Unless you have very deep pockets, forage fish 1 year before predators, be patient (I can't stress this enough) and you'll be ahead at year 3. Avoid crappie unless they're personally a high priority. Aerators usually aren't required in a properly built pond. They do have benefits but this usually isn't an issue the first couple of years.

I think Fishman is up your way now...he may be able to offer some local insight.


----------



## hang_loose (Apr 2, 2008)

[email protected], Great questions and advice. My 1/2 acre pond is 16' deep but just in an area in front of the dock. That was just for a diving board to be mounted on the dock.(which I haven't done yet).The rest of the pond is approx 10' with fairly steep slopes.
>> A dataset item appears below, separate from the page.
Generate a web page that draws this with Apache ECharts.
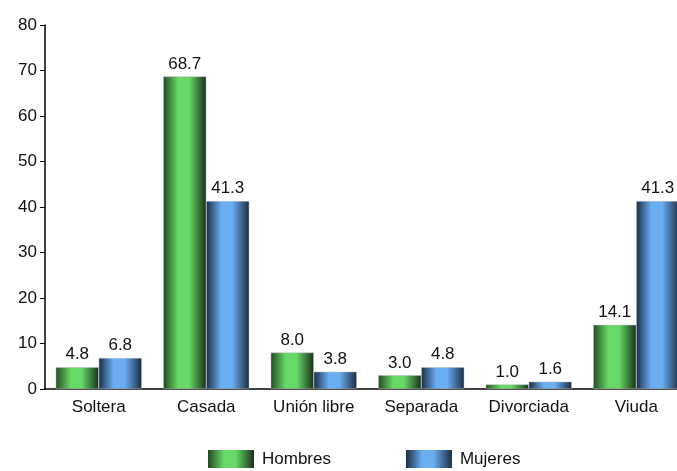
<!DOCTYPE html>
<html>
<head>
<meta charset="utf-8">
<script src="https://cdn.jsdelivr.net/npm/echarts@6/dist/echarts.min.js"></script>
<style>
  html, body { margin: 0; padding: 0; background: #ffffff; overflow: hidden; }
  /* the plot runs past the right edge of the window */
  #chart { width: 690px; height: 471px; }
</style>
</head>
<body>
<div id="chart"></div>
<script>
// Estado civil por sexo (%)
const categories = ['Soltera', 'Casada', 'Unión libre', 'Separada', 'Divorciada', 'Viuda'];
const hombres = [4.8, 68.7, 8.0, 3.0, 1.0, 14.1];
const mujeres = [6.8, 41.3, 3.8, 4.8, 1.6, 41.3];
const yTicks = [0, 10, 20, 30, 40, 50, 60, 70, 80];

const FONT = 'Liberation Sans, Arial, sans-serif';

// Horizontal shading that makes each bar look like a rounded column
function cylinder(dark1, light, dark2) {
  return new echarts.graphic.LinearGradient(0, 0, 1, 0, [
    { offset: 0, color: dark1 },
    { offset: 0.35, color: light },
    { offset: 0.6, color: light },
    { offset: 1, color: dark2 }
  ]);
}
const greenFill = cylinder('#244a24', '#66d966', '#183018');
const blueFill = cylinder('#1b2c44', '#6aaef2', '#1a2c44');

const labelStyle = {
  show: true,
  position: 'top',
  distance: 4,
  fontFamily: FONT,
  fontSize: 17,
  color: '#111',
  formatter: p => p.value.toFixed(1)
};

const chart = echarts.init(document.getElementById('chart'));
chart.setOption({
  animation: false,
  backgroundColor: '#ffffff',
  textStyle: { fontFamily: FONT },
  grid: { left: 45, right: 0, top: 25, bottom: 82, containLabel: false },
  legend: {
    left: 203,
    top: 445,
    itemWidth: 46,
    itemHeight: 18,
    itemGap: 75,
    icon: 'rect',
    itemStyle: { borderWidth: 0 },
    textStyle: { fontSize: 17, color: '#111', padding: [0, 0, 0, 3] },
    data: ['Hombres', 'Mujeres']
  },
  xAxis: {
    type: 'category',
    data: categories,
    axisLine: { show: true, lineStyle: { color: '#000', width: 1.5 } },
    axisTick: { show: false },
    axisLabel: { interval: 0, fontSize: 17, color: '#111', margin: 10 }
  },
  yAxis: {
    type: 'value',
    min: yTicks[0],
    max: yTicks[yTicks.length - 1],
    interval: 10,
    axisLine: { show: true, lineStyle: { color: '#000', width: 1.5 } },
    axisTick: { show: true, length: 5, lineStyle: { color: '#000' } },
    splitLine: { show: false },
    axisLabel: { fontSize: 17, color: '#111', margin: 8 }
  },
  series: [
    {
      name: 'Hombres',
      type: 'bar',
      data: hombres,
      barWidth: 43,
      barGap: '0%',
      itemStyle: { color: greenFill, borderColor: '#bbbbbb', borderWidth: 0.5 },
      label: labelStyle
    },
    {
      name: 'Mujeres',
      type: 'bar',
      data: mujeres,
      barWidth: 43,
      barGap: '0%',
      itemStyle: { color: blueFill, borderColor: '#bbbbbb', borderWidth: 0.5 },
      label: labelStyle
    }
  ]
});
</script>
</body>
</html>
But as my sons have grown older (over 21), priorties have changed from more of a swimming pond to a fishing pond. We still swim in it but they fish a lot more. (still c&r except a few times a year).

One question for you, Will black and white crappies reproduce together? I have approx 30 black crappies and one 17"+ white crappie in the pond.


----------



## [email protected] (Dec 22, 2006)

It's possible, for them to hybridize, slightly more likely in a pond than a lake but they typically spawn at different temps. Hybrid crappie are sold commercially in some states.


----------



## hang_loose (Apr 2, 2008)

Thanks, Haven't caught a small crappie in the pond yet but the black crappies are pushing 13" now. We will be taking some out this fall.


----------



## [email protected] (Dec 22, 2006)

I have two smallies in with my largemouth. My pond produced at least 1 meanmouth that I know of and it looked very healthy. I don't know if producing a meanmouth is more or less likely than a hybrid crappie. I'm not even sure I'd recognize a hybrid crappie if I saw it.


----------